I simply have the GREATEST support system in the form of people around me.
Mi Familia. Although they have no idea what the hell is going on with me now, they know well enough not to ask. I need my space to breathe and they give it freely. No questions asked when tears are falling while in the car on our way to work. No prodding over dinner when I'm unusually quiet and rushing thru my meal. They let me be. And I love it.
Special mention of my Achi. Hay, Ach... Your shobe's crazy, you know that right? But thank you for taking in my tears, even when they were unclear. It's a messed up story, I'm telling you. I'll tell you completely one day, when I'm ready to share my shame. I know you won't judge me, but I've been judging myself from Day One and it's hard for me to get into the nasty details... especially with family. I love you. To my core.
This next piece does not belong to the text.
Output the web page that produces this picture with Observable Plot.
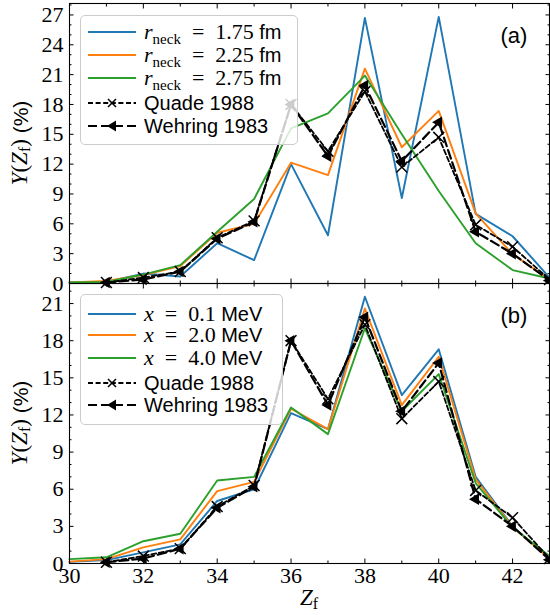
<!DOCTYPE html>
<html><head><meta charset="utf-8">
<script src="https://cdn.jsdelivr.net/npm/d3@7"></script>
<script src="https://cdn.jsdelivr.net/npm/@observablehq/plot@0.6"></script>
<style>
html,body{margin:0;padding:0;background:#fff;}
#wrap{position:relative;width:550px;height:615px;overflow:hidden;background:#fff;}
#wrap > svg{display:block;}
.legend{position:absolute;background:rgba(255,255,255,0.8);border:1px solid #cccccc;border-radius:5px;box-sizing:border-box;}
.row{position:absolute;left:0;height:24px;display:flex;align-items:center;white-space:nowrap;}
.row svg{margin-left:7px;margin-right:8px;flex:none;}
.serif{font-family:"Liberation Serif",serif;font-size:22px;}
.sans{font-family:"Liberation Sans",sans-serif;font-size:20px;}
.sub{font-size:15px;position:relative;top:5px;}
</style></head><body><div id="wrap"></div>
<script>
// ---------- data ----------
const Z = [30,31,32,33,34,35,36,37,38,39,40,41,42,43];
const rneck175 = [0.1,0.15,1.0,0.7,4.05,2.35,12.0,4.85,26.7,8.6,26.8,7.0,4.75,0.6];
const rneck225 = [0.1,0.25,0.85,1.75,5.1,6.0,12.15,10.9,21.6,13.7,17.35,7.05,2.95,0.4];
const rneck275 = [0.1,0.15,0.9,1.85,5.2,8.5,15.6,17.1,20.9,15.0,9.3,4.05,1.35,0.5];
const exc01 = [0.13,0.27,0.9,1.55,5.05,6.0,12.15,10.85,21.55,13.6,17.3,7.0,3.0,0.4];
const exc20 = [0.15,0.35,1.3,1.95,5.85,6.6,12.5,10.85,20.6,12.8,16.7,6.8,2.95,0.4];
const exc40 = [0.35,0.5,1.8,2.4,6.7,7.0,12.6,10.45,19.0,12.3,15.3,6.5,2.9,0.6];
const Zexp = [31,32,33,34,35,36,37,38,39,40,41,42,43];
const quade = [0.1,0.6,1.2,4.6,6.3,18.0,13.3,19.3,11.7,14.7,5.9,3.7,0.4];
const wehring = [0.1,0.4,1.2,4.5,6.2,18.0,12.8,19.9,12.3,16.2,5.2,3.0,0.3];
const rneckLabels = ["1.75","2.25","2.75"];
const excLabels = ["0.1","2.0","4.0"];
const xMajor = [30,32,34,36,38,40,42];
const xMinor = [31,33,35,37,39,41,43];
const yMajorA = [0,3,6,9,12,15,18,21,24,27];
const yMajorB = [0,3,6,9,12,15,18,21];
const colors = ["#1f77b4","#ff7f0e","#2ca02c"];

const wrap = document.getElementById("wrap");

function makePanel({series, ymax, yMajor, height, marginTop, marginBottom, showX, tag, tagY}) {
  const yMinor = d3.range(1, Math.floor(ymax) + 1).filter(v => v % 3 !== 0);
  const marks = [];
  series.forEach((vals, k) => {
    marks.push(Plot.line(Z.map((z, i) => ({z, v: vals[i]})), {x: "z", y: "v", stroke: colors[k], strokeWidth: 1.9}));
  });
  const qd = Zexp.map((z, i) => ({z, v: quade[i]}));
  const wd = Zexp.map((z, i) => ({z, v: wehring[i]}));
  marks.push(Plot.line(qd, {x: "z", y: "v", stroke: "black", strokeWidth: 1.8, strokeDasharray: "5,2.6"}));
  marks.push(Plot.dot(qd, {x: "z", y: "v", symbol: "times", r: 5, stroke: "black", strokeWidth: 1.5}));
  marks.push(Plot.line(wd, {x: "z", y: "v", stroke: "black", strokeWidth: 2.2, strokeDasharray: "9,4"}));
  marks.push(Plot.dot(wd, {x: "z", y: "v", symbol: "triangle2", r: 5.5, fill: "black", rotate: -90}));
  const blank = () => "";
  marks.push(Plot.axisY({anchor: "left", ticks: yMajor, tickSize: -4.5, tickPadding: 10.5, label: null, tickFormat: d => String(d)}));
  marks.push(Plot.axisY({anchor: "left", ticks: yMinor, tickSize: -2.5, tickFormat: blank, label: null}));
  marks.push(Plot.axisY({anchor: "right", ticks: yMajor, tickSize: -4.5, tickFormat: blank, label: null}));
  marks.push(Plot.axisY({anchor: "right", ticks: yMinor, tickSize: -2.5, tickFormat: blank, label: null}));
  marks.push(Plot.axisX({anchor: "bottom", ticks: xMajor, tickSize: -4.5, tickPadding: 8, label: null, tickFormat: showX ? (d => String(d)) : blank}));
  marks.push(Plot.axisX({anchor: "bottom", ticks: xMinor, tickSize: -2.5, tickFormat: blank, label: null}));
  marks.push(Plot.axisX({anchor: "top", ticks: xMajor, tickSize: -4.5, tickFormat: blank, label: null}));
  marks.push(Plot.axisX({anchor: "top", ticks: xMinor, tickSize: -2.5, tickFormat: blank, label: null}));
  marks.push(Plot.frame({stroke: "black", strokeWidth: 1.1}));
  const svg = Plot.plot({
    width: 550, height, marginLeft: 69, marginRight: 1, marginTop, marginBottom,
    x: {domain: [30, 43]}, y: {domain: [0, ymax]},
    style: {fontFamily: '"Liberation Serif", serif', fontSize: "22px", color: "black", background: "transparent", overflow: "visible"},
    marks
  });
  const s = d3.select(svg);
  const cy = marginTop + (height - marginTop - marginBottom) / 2;
  const yl = s.append("text")
    .attr("transform", `translate(22,${cy}) rotate(-90)`)
    .attr("text-anchor", "middle").attr("dominant-baseline", "middle")
    .attr("font-size", 23).attr("fill", "black");
  yl.append("tspan").attr("font-style", "italic").text("Y");
  yl.append("tspan").text("(");
  yl.append("tspan").attr("font-style", "italic").text("Z");
  yl.append("tspan").attr("dy", 4).attr("font-size", 16).text("f");
  yl.append("tspan").attr("dy", -4).text(")");
  yl.append("tspan").attr("font-family", '"Liberation Sans", sans-serif').attr("font-size", 21).text(" (%)");
  s.append("text").attr("x", 514).attr("y", tagY).attr("text-anchor", "middle").attr("dominant-baseline", "middle")
    .attr("font-family", '"Liberation Sans", sans-serif').attr("font-size", 22).attr("fill", "black").text(tag);
  if (showX) {
    const xl = s.append("text").attr("x", 309).attr("y", height - 10).attr("text-anchor", "middle")
      .attr("font-size", 23).attr("fill", "black");
    xl.append("tspan").attr("font-style", "italic").text("Z");
    xl.append("tspan").attr("dy", 4).attr("font-size", 16).text("f");
  }
  return svg;
}

wrap.appendChild(makePanel({series: [rneck175, rneck225, rneck275], ymax: 28.15, yMajor: yMajorA,
  height: 283, marginTop: 3, marginBottom: 0, showX: false, tag: "(a)", tagY: 37}));
wrap.appendChild(makePanel({series: [exc01, exc20, exc40], ymax: 22.62, yMajor: yMajorB,
  height: 332, marginTop: 0, marginBottom: 52, showX: true, tag: "(b)", tagY: 34}));

// ---------- legends ----------
function sample(kind, color) {
  const w = 48, h = 20;
  const svg = d3.create("svg").attr("width", w).attr("height", h);
  if (kind === "line") {
    svg.append("line").attr("x1", 0).attr("x2", w).attr("y1", 10).attr("y2", 10).attr("stroke", color).attr("stroke-width", 1.9);
  } else if (kind === "quade") {
    svg.append("line").attr("x1", 0).attr("x2", w).attr("y1", 10).attr("y2", 10).attr("stroke", "black").attr("stroke-width", 1.8).attr("stroke-dasharray", "5,2.6");
    svg.append("path").attr("d", "M20,6L28,14M20,14L28,6").attr("stroke", "black").attr("stroke-width", 1.5);
  } else {
    svg.append("line").attr("x1", 0).attr("x2", w).attr("y1", 10).attr("y2", 10).attr("stroke", "black").attr("stroke-width", 2.2).attr("stroke-dasharray", "9,4");
    svg.append("path").attr("d", "M19,10L28,4.5L28,15.5Z").attr("fill", "black");
  }
  return svg.node();
}
function legend({left, top, width, height, rowCenters, rows}) {
  const box = document.createElement("div");
  box.className = "legend";
  Object.assign(box.style, {left: left + "px", top: top + "px", width: width + "px", height: height + "px"});
  rows.forEach((r, i) => {
    const row = document.createElement("div");
    row.className = "row";
    row.style.top = (rowCenters[i] - 12) + "px";
    row.appendChild(sample(r.kind, r.color));
    const t = document.createElement("span");
    t.innerHTML = r.html;
    row.appendChild(t);
    box.appendChild(row);
  });
  wrap.appendChild(box);
}
const rRows = rneckLabels.map((v, k) => ({kind: "line", color: colors[k],
  html: `<span class="serif"><i>r</i><span class="sub">neck</span>&nbsp;&nbsp;=&nbsp;&nbsp;${v}&nbsp;</span><span class="sans">fm</span>`}));
const xRows = excLabels.map((v, k) => ({kind: "line", color: colors[k],
  html: `<span class="serif"><i>x</i>&nbsp;&nbsp;=&nbsp;&nbsp;${v}&nbsp;</span><span class="sans">MeV</span>`}));
const expRows = [
  {kind: "quade", html: `<span class="sans">Quade 1988</span>`},
  {kind: "wehring", html: `<span class="sans">Wehring 1983</span>`}
];
legend({left: 80, top: 15, width: 218, height: 130, rowCenters: [16, 39, 62, 87, 110], rows: rRows.concat(expRows)});
legend({left: 80, top: 294, width: 203, height: 131, rowCenters: [19, 40, 63, 88, 110], rows: xRows.concat(expRows)});
</script></body></html>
My office mates. OH WOW! Hahaha! They saw firsthand the horror I can become with a messed up heart. It's U-G-L-Y! Trins, Aids, I'm sorry for shutting you out and thank you for welcoming me back with open arms when I was ready to talk (which was today!). Masas and Fully Booked for lunch was an excellent idea. Badette, it's amazing how you sensed I was broken, and that was over YM! Thank you for being "affected." Of course I know I have a friend in you. Always and forever! Madam, IKAW NA! Witness to banyo-breakdown #2! Haha! Fine, fine, you may take what I've said in the past against me. But I know better now. Badeth, you gave me words of wisdom from the start. I knew you'd get where I was coming from, given your own life with (Sir) Tatti. Lisa, I owe you kwento. We must do lunch again before we make the move to Marajo. Sbarro ulet? TV5 is family because of you guys, and more. And I hate that our family isn't complete. Let's TALI!!!
Friends overseas, you ROCK my cyberspace! Yaya, despite being all the way in Irishland, you hold me together. I'll give a full blow-by-blow account on TMYG because typing it all out on YM will tire me out. But you know the gist of it, and you are one of the reasons why I'm fine today. Tala, I ruined our last lunch. But I'm glad you heard my story out. You and Pau were there the night I was explaining myself to the group. Favorite line: "I can play, too!" O-M-G! Apparently, I can't! Good to know now, though. Hug your asawa for me when you get to Sri Lanka.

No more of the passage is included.